Project Accounting will always calculate an hourly rate for all employees even if they are salaried. This hourly amount is determined by their annual salary amount divided by the value in the Work Hours per Year field in the Employee Additional Information Maintenance window. This is typically set to 2080 (which is the number of working hours in a year). Project Accounting will calculate the cost for this employee based on this hourly amount. If salaried employees are paid a different hourly rate for overtime hours or if they are not paid for any hours over 40 hours in a week, this will cause discrepancies between the Payroll and Project Accounting costs. For example the calculated hourly rate for a salaried employee is $72.11. If the employee works 41 hours in a week, the total cost to the project in Project Accounting would be 41 x 72.11 versus the 2882.40 (40 x 72.11) that would be in Payroll if they are not paid overtime.
Here are some steps for working around this:
1. Enter the first 40 hours on the project using their normal salary pay code.
2. Enter any additional time on the project using a different pay code that has the overtime rate associated with it or a $0 rate if the employee is not paid for overtime.
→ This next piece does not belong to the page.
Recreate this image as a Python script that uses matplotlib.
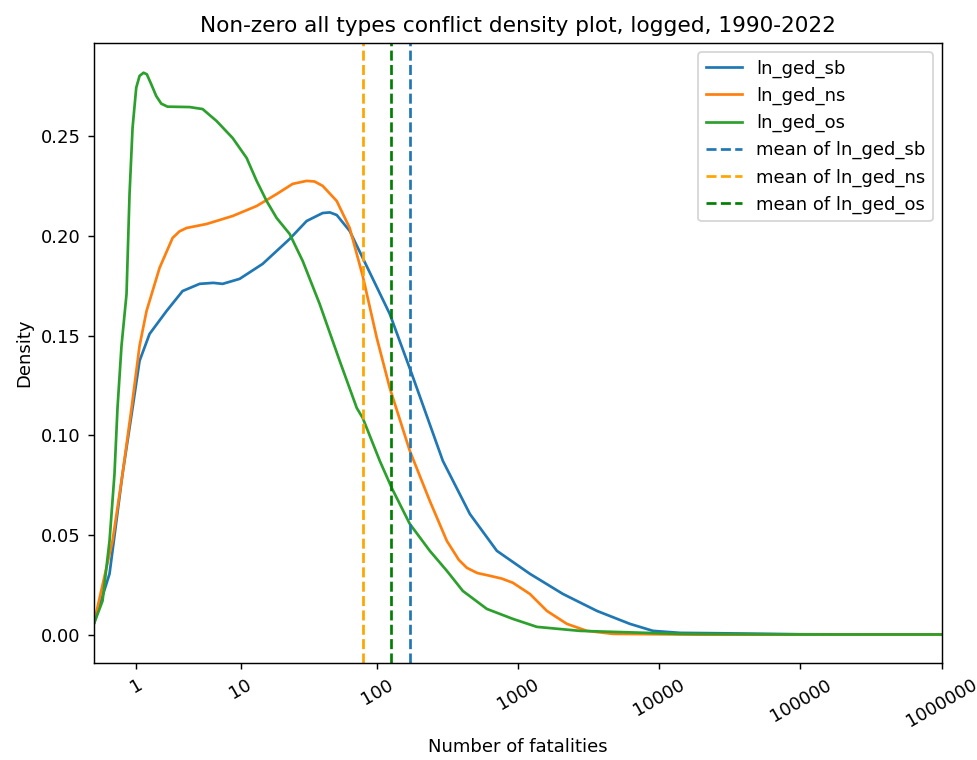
import numpy as np
import matplotlib
matplotlib.use("Agg")
import matplotlib.pyplot as plt

# x values are ln(1 + fatalities), y values are density
sb_x = [0.0, 0.261, 0.473, 0.636, 0.750, 0.913, 1.190, 1.451, 1.728, 1.95, 2.103, 2.380, 2.755,
        3.195, 3.472, 3.733, 3.85, 3.962, 4.173, 4.385, 4.826, 5.184, 5.690, 6.130, 6.570,
        7.108, 7.646, 8.200, 8.738, 9.113, 9.553, 10.21, 11.51, 13.816]
sb_y = [0.0050, 0.0306, 0.0807, 0.1137, 0.1373, 0.1508, 0.1623, 0.1723, 0.1759, 0.1764, 0.1759, 0.1784, 0.1859,
        0.1984, 0.2074, 0.2114, 0.2117, 0.2104, 0.2024, 0.1889, 0.1608, 0.1308, 0.0872, 0.0606, 0.0421,
        0.0306, 0.0205, 0.0120, 0.0055, 0.0020, 0.0010, 0.0008, 0.0003, 0.0001]

ns_x = [0.0, 0.310, 0.473, 0.620, 0.750, 0.864, 1.076, 1.288, 1.40, 1.516, 1.842, 2.266, 2.657,
        2.983, 3.244, 3.472, 3.60, 3.733, 3.962, 4.173, 4.385, 4.614, 4.826, 5.152, 5.478, 5.755,
        5.95, 6.081, 6.25, 6.456, 6.65, 6.831, 7.108, 7.385, 7.711, 8.037, 8.461, 9.88, 13.816]
ns_y = [0.0050, 0.0471, 0.0807, 0.1137, 0.1448, 0.1623, 0.1839, 0.1989, 0.2022, 0.2039, 0.2059, 0.2099, 0.2149,
        0.2209, 0.2260, 0.2275, 0.2272, 0.2250, 0.2174, 0.2039, 0.1799, 0.1488, 0.1237, 0.0922, 0.0671, 0.0471,
        0.0376, 0.0336, 0.0310, 0.0296, 0.0282, 0.0261, 0.0205, 0.0120, 0.0055, 0.0020, 0.0005, 0.0001, 0.0001]

os_x = [0.0, 0.147, 0.261, 0.342, 0.391, 0.456, 0.538, 0.587, 0.636, 0.696, 0.750, 0.815, 0.869,
        0.941, 1.022, 1.104, 1.206, 1.565, 1.777, 2.005, 2.266, 2.494, 2.657, 2.820, 2.983, 3.195, 3.407,
        3.684, 4.010, 4.288, 4.385, 4.663, 4.858, 5.152, 5.478, 5.755, 6.016, 6.407, 6.831,
        7.222, 7.923, 9.553, 11.51, 13.816]
os_y = [0.0050, 0.0170, 0.0471, 0.0807, 0.1137, 0.1448, 0.1708, 0.2209, 0.2540, 0.2742, 0.2801, 0.2817, 0.2809,
        0.2759, 0.2700, 0.2662, 0.2647, 0.2645, 0.2635, 0.2575, 0.2490, 0.2390, 0.2275, 0.2174, 0.2089, 0.2009, 0.1874,
        0.1658, 0.1373, 0.1137, 0.1087, 0.0872, 0.0736, 0.0556, 0.0421, 0.0321, 0.0220, 0.0130, 0.0080,
        0.0040, 0.0020, 0.0005, 0.0002, 0.0002]

means = {"ln_ged_sb": 5.163, "ln_ged_ns": 4.385, "ln_ged_os": 4.853}
mean_colors = {"ln_ged_sb": "tab:blue", "ln_ged_ns": "orange", "ln_ged_os": "green"}

tick_vals = [1, 10, 100, 1000, 10000, 100000, 1000000]

fig = plt.figure(figsize=(977 / 130, 760 / 130), dpi=130)
ax = fig.add_axes([93.5 / 977, 1 - 663 / 760, (941.7 - 93.5) / 977, (663 - 43) / 760])

ax.plot(sb_x, sb_y, label="ln_ged_sb")
ax.plot(ns_x, ns_y, label="ln_ged_ns")
ax.plot(os_x, os_y, label="ln_ged_os")

for name in ["ln_ged_sb", "ln_ged_ns", "ln_ged_os"]:
    ax.axvline(means[name], color=mean_colors[name], linestyle="--", label="mean of " + name)

ax.set_xticks(np.log1p(tick_vals))
ax.set_xticklabels([str(v) for v in tick_vals], rotation=30)
ax.set_xlim(0, np.log1p(1000000))
ax.set_ylim(-0.0141, 0.2966)

ax.set_title("Non-zero all types conflict density plot, logged, 1990-2022")
ax.set_xlabel("Number of fatalities")
ax.set_ylabel("Density")
ax.legend(loc="upper right")

fig.savefig("out.png", dpi=130)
You could choose to track this under a different cost category as well.
3. When you post the timesheet it will update a batch in Payroll. If the employee is not paid for overtime, we suggest creating a dummy batch in Payroll for these extra hours only, which can be deleted in Payroll so the employee is not overpaid.
Note: The users would have to know to use the different pay code (and possibly cost category) when they go over 40 hours.